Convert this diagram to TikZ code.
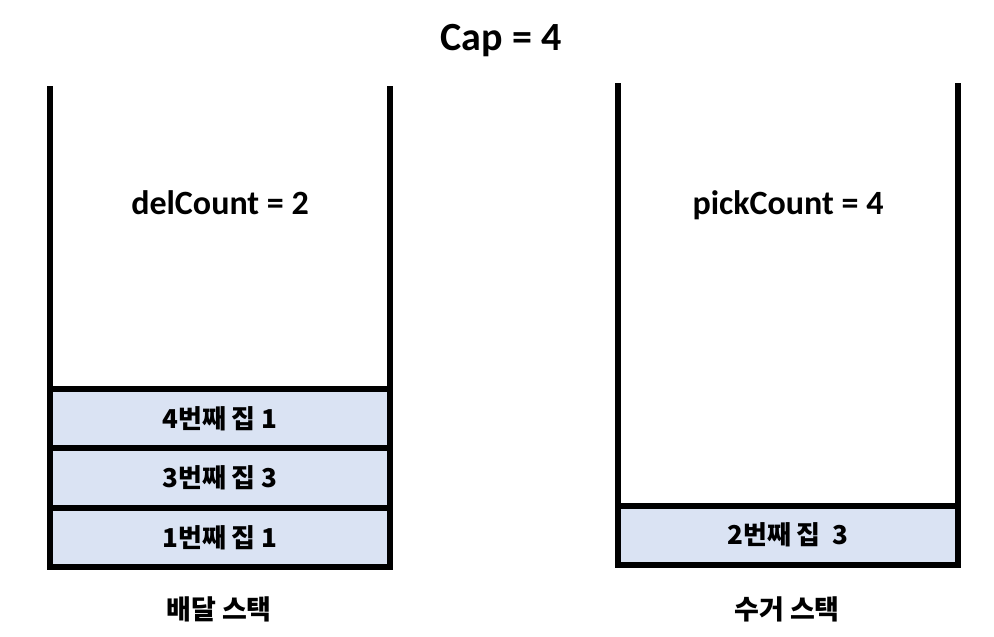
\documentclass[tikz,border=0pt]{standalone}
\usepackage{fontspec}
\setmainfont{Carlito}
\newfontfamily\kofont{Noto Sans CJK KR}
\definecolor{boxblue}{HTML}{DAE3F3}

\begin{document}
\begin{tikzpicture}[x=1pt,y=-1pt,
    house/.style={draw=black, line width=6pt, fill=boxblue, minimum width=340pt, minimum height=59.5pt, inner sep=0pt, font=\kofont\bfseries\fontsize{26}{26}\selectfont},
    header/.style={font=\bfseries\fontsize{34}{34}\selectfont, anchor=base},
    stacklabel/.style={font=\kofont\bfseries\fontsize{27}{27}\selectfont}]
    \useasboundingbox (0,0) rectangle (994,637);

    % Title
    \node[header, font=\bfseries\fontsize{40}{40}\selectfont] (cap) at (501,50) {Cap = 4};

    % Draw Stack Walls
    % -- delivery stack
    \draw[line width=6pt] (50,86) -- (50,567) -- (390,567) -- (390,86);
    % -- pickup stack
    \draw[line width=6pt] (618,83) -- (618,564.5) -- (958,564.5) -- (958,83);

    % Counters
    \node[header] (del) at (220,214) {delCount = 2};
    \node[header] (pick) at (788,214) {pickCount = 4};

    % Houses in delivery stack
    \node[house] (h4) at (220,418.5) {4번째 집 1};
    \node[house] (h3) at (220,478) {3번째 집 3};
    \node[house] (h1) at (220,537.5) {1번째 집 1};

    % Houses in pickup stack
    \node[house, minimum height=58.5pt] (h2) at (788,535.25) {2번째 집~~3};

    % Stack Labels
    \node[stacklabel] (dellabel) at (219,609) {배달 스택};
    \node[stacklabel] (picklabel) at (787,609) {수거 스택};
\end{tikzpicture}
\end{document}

- - - - -

### Written task
In the data above, please extract the lines from the first one through the line with "(cap) at (501,50)", exactly, and keep pictures out.

### Result below
Convert this diagram to TikZ code.
\documentclass[tikz,border=0pt]{standalone}
\usepackage{fontspec}
\setmainfont{Carlito}
\newfontfamily\kofont{Noto Sans CJK KR}
\definecolor{boxblue}{HTML}{DAE3F3}

\begin{document}
\begin{tikzpicture}[x=1pt,y=-1pt,
    house/.style={draw=black, line width=6pt, fill=boxblue, minimum width=340pt, minimum height=59.5pt, inner sep=0pt, font=\kofont\bfseries\fontsize{26}{26}\selectfont},
    header/.style={font=\bfseries\fontsize{34}{34}\selectfont, anchor=base},
    stacklabel/.style={font=\kofont\bfseries\fontsize{27}{27}\selectfont}]
    \useasboundingbox (0,0) rectangle (994,637);

    % Title
    \node[header, font=\bfseries\fontsize{40}{40}\selectfont] (cap) at (501,50) {Cap = 4};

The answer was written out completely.